> _EXERCISE REQUIREMENTS_
An exact copy of all the data is required, with pictures left out.

> _DATASET EXCERPT_
┌────────

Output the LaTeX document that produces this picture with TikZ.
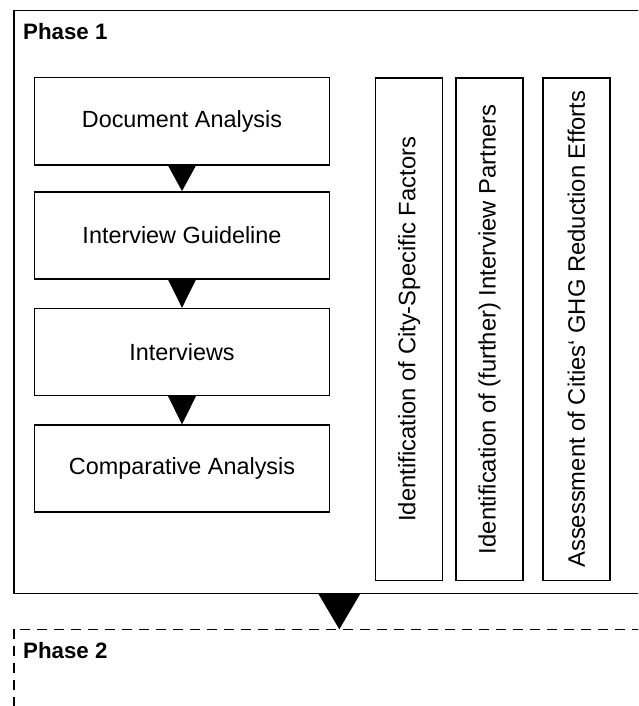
\documentclass[tikz,border=0pt]{standalone}
\usepackage{fontspec}
\setmainfont{Liberation Sans}
\usetikzlibrary{calc}
\tikzset{
  stepbox/.style={draw=black, line width=1.4pt, fill=white, inner sep=0pt,
    minimum width=295.3pt, minimum height=87pt,
    font=\fontsize{23.4}{27}\selectfont},
  vbox/.style={draw=black, line width=1.4pt, fill=white, inner sep=0pt,
    rotate=90, minimum width=502.3pt, minimum height=67pt,
    font=\fontsize{23.8}{27}\selectfont},
  phasebox/.style={draw=black, line width=1.2pt},
  phaselabel/.style={anchor=base west, inner sep=0pt, font=\fontsize{22.3}{25}\selectfont\bfseries},
  tri/.style={fill=black, draw=none}
}
\begin{document}
\begin{tikzpicture}[x=1pt,y=-1pt]
\useasboundingbox (0,0) rectangle (638,706);
\clip (0,0) rectangle (638,706);
% phase frames
\draw[phasebox] (14,10.5) rectangle (664.6,593.7);
\draw[phasebox, dash pattern=on 10pt off 7pt] (14,629.3) rectangle (664.6,760);
\coordinate (p1s) at (339.3,593.7);
\coordinate (p2n) at (339.3,629.3);
\node[phaselabel] (ph1) at (23,40) {Phase 1};
\node[phaselabel] (ph2) at (23,658) {Phase 2};
% left boxes
\node[stepbox] (b1) at (182,121.3) {Document Analysis};
\node[stepbox] (b2) at (182,235.3) {Interview Guideline};
\node[stepbox] (b3) at (182,352) {Interviews};
\node[stepbox] (b4) at (182,468.5) {Comparative Analysis};
% vertical boxes
\node[vbox] (v1) at (409.2,329.2) {Identification of City-Specific Factors};
\node[vbox] (v2) at (489.5,329.2) {Identification of (further) Interview Partners};
\node[vbox] (v3) at (576.3,329.2) {Assessment of Cities‘ GHG Reduction Efforts};
% triangle connectors
\foreach \a/\b in {b1/b2,b2/b3,b3/b4}{
  \fill[tri] ($(\a.south)+(-14,0)$) -- ($(\a.south)+(14,0)$) -- (\b.north) -- cycle;
}
\fill[tri] ($(p1s)+(-21,0)$) -- ($(p1s)+(21,0)$) -- (p2n) -- cycle;
\end{tikzpicture}
\end{document}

└────────

> _RESULT OF THE TASK_
Output the LaTeX document that produces this picture with TikZ.
\documentclass[tikz,border=0pt]{standalone}
\usepackage{fontspec}
\setmainfont{Liberation Sans}
\usetikzlibrary{calc}
\tikzset{
  stepbox/.style={draw=black, line width=1.4pt, fill=white, inner sep=0pt,
    minimum width=295.3pt, minimum height=87pt,
    font=\fontsize{23.4}{27}\selectfont},
  vbox/.style={draw=black, line width=1.4pt, fill=white, inner sep=0pt,
    rotate=90, minimum width=502.3pt, minimum height=67pt,
    font=\fontsize{23.8}{27}\selectfont},
  phasebox/.style={draw=black, line width=1.2pt},
  phaselabel/.style={anchor=base west, inner sep=0pt, font=\fontsize{22.3}{25}\selectfont\bfseries},
  tri/.style={fill=black, draw=none}
}
\begin{document}
\begin{tikzpicture}[x=1pt,y=-1pt]
\useasboundingbox (0,0) rectangle (638,706);
\clip (0,0) rectangle (638,706);
% phase frames
\draw[phasebox] (14,10.5) rectangle (664.6,593.7);
\draw[phasebox, dash pattern=on 10pt off 7pt] (14,629.3) rectangle (664.6,760);
\coordinate (p1s) at (339.3,593.7);
\coordinate (p2n) at (339.3,629.3);
\node[phaselabel] (ph1) at (23,40) {Phase 1};
\node[phaselabel] (ph2) at (23,658) {Phase 2};
% left boxes
\node[stepbox] (b1) at (182,121.3) {Document Analysis};
\node[stepbox] (b2) at (182,235.3) {Interview Guideline};
\node[stepbox] (b3) at (182,352) {Interviews};
\node[stepbox] (b4) at (182,468.5) {Comparative Analysis};
% vertical boxes
\node[vbox] (v1) at (409.2,329.2) {Identification of City-Specific Factors};
\node[vbox] (v2) at (489.5,329.2) {Identification of (further) Interview Partners};
\node[vbox] (v3) at (576.3,329.2) {Assessment of Cities‘ GHG Reduction Efforts};
% triangle connectors
\foreach \a/\b in {b1/b2,b2/b3,b3/b4}{
  \fill[tri] ($(\a.south)+(-14,0)$) -- ($(\a.south)+(14,0)$) -- (\b.north) -- cycle;
}
\fill[tri] ($(p1s)+(-21,0)$) -- ($(p1s)+(21,0)$) -- (p2n) -- cycle;
\end{tikzpicture}
\end{document}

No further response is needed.